As David Wallace explains part of the problem lies in identifying the authority that establishes what is well said and what is not. The power of this authority consists in investing a certain dialect or language with the appearance of education, intelligence, power and prestige. For the same reason, Wallace advises using these rules to operate within the system and warns about the potential dangers of politically correct language (such as inclusive language): on the one hand, it is rejected for lacking those virtues and, on the other hand, because it can bring with it a kind of inflexible prescriptivism that threatens sanctions in the real world (no longer just in the grammatical sphere).
In addition, with some degree of lucidity, he subverts the thesis that usually underlies artificial operations on language and points out that it is important to understand that the conventions of language use can serve both for political reflection and as an instrument for change. Confusing them can be dangerous since it can lead to the belief that a society will no longer be discriminatory or elitist just by changing some expressions or language uses. The fallacy would be that the modes of expression of a society produce its attitudes instead of being a product of them. However, something is missing in Wallace's argument and that is the perception that people do not feel represented by the current use of language.

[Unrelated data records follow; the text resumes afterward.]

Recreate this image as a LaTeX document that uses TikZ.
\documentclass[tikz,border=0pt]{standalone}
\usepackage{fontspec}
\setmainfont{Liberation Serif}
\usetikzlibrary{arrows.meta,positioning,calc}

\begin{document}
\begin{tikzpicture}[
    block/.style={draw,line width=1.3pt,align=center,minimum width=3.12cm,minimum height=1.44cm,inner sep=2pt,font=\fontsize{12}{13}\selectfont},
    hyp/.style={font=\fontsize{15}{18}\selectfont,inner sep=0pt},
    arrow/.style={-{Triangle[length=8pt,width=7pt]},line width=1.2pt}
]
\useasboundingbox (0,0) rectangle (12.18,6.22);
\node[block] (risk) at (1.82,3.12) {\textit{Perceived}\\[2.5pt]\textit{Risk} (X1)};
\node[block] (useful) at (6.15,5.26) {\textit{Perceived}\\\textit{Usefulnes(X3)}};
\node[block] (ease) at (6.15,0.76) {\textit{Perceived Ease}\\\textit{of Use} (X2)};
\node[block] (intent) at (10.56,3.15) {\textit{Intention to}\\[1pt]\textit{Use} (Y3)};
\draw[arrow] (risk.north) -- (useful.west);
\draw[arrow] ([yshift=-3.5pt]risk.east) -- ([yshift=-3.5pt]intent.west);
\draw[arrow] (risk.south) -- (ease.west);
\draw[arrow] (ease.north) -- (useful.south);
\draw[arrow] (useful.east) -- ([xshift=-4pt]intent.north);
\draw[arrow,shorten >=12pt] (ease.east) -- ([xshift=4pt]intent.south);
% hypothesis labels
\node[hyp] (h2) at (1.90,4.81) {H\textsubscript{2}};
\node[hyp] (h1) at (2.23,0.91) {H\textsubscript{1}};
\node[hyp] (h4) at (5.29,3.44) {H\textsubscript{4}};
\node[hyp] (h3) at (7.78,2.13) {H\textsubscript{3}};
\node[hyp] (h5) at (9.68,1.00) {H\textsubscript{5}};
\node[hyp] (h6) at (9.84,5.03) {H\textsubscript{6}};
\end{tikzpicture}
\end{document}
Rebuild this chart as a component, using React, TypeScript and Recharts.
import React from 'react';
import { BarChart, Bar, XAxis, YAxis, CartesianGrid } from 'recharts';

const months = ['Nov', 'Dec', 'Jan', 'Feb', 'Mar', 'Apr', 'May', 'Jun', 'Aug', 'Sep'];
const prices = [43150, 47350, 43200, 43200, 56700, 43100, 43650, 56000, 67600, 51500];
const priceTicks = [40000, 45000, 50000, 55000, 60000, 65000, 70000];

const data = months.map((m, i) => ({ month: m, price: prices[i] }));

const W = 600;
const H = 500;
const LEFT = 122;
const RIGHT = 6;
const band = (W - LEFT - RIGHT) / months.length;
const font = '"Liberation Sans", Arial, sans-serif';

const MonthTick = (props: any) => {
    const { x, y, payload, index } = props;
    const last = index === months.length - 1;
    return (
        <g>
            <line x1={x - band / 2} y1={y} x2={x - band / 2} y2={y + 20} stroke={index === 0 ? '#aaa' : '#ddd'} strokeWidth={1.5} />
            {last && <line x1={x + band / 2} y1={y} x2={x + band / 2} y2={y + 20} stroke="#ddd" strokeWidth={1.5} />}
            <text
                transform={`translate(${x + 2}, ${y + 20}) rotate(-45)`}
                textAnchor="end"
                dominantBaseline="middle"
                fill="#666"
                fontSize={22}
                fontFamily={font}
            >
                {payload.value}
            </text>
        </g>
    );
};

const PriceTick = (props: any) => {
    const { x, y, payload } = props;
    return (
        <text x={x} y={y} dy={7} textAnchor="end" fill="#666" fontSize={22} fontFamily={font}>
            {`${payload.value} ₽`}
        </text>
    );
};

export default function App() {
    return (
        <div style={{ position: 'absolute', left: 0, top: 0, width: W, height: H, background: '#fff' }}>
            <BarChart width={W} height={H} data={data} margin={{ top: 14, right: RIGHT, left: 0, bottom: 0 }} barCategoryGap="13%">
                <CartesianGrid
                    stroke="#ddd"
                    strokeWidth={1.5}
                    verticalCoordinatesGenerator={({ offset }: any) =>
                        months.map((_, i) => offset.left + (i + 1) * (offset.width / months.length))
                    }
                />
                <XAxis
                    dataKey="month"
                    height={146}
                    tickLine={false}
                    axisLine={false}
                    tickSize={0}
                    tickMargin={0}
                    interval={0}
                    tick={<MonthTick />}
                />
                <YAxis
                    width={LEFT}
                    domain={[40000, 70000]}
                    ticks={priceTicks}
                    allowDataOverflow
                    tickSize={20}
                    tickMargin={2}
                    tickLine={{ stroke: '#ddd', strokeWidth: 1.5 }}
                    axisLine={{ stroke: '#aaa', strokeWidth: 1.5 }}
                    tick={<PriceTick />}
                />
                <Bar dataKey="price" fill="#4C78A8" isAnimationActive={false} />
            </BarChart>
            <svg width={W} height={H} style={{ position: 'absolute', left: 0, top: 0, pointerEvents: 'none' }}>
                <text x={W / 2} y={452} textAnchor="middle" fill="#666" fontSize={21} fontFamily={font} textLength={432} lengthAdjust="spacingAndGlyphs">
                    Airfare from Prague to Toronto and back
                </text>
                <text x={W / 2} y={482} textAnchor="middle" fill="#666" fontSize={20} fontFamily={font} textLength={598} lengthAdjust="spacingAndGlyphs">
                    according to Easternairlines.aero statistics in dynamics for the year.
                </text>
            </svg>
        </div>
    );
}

As can be seen, this is a discussion that is not merely linguistic, but is eminently political and legal. We are talking about words or letters that operate in an established language with the purported objective of providing visibility, representation and avoiding discrimination and inequality. Perhaps for similar reasons, Brigitte Vassal cautions that inclusive language alone is not enough to achieve these changes, since the real problem lies in disputing who defines language and what are the limits of inclusion. Like Wallace, Vasallo thinks that "changing something on a symbolic level does not mean that it changes on a material level" and we must also observe that those who propose these changes do not become an alternative inflexible authority.
Conclusion
Within the framework of this debate on inclusive language, there are three general issues that we think are important to highlight. First, can we prevent with prohibitions the changes that arise in language through its use? History has countless examples that prove otherwise. If the right to freedom of expression represents "the unique and precious virtue of thinking about the world from our own perspective and of communicating with others to build, through a deliberative process, not only the way of living that each one has the right to adopt, but the model of society in which we want to live,” it does not seem legal to be able to prohibit one of its demonstrations. Second, it is important to identify that the changes in the symbolic sphere do not necessarily bring changes in the material, although they do bring with them the possibility of representing those who do not identify with the binarism. Third, those who propose the use of inclusive language would have to refrain from becoming what they seek to avoid, that is, an (inclusive) language police, and admit the possibility that such language could take non-established forms (do we use the “e”, the “x”, the “@”, impersonality, etc.?).
To conclude, and without the intention of easily resolving this discussion, we are left with a very simple question to ask ourselves: what kind of society do we want to live in? Therein lies the problem with which inclusive language confronts us.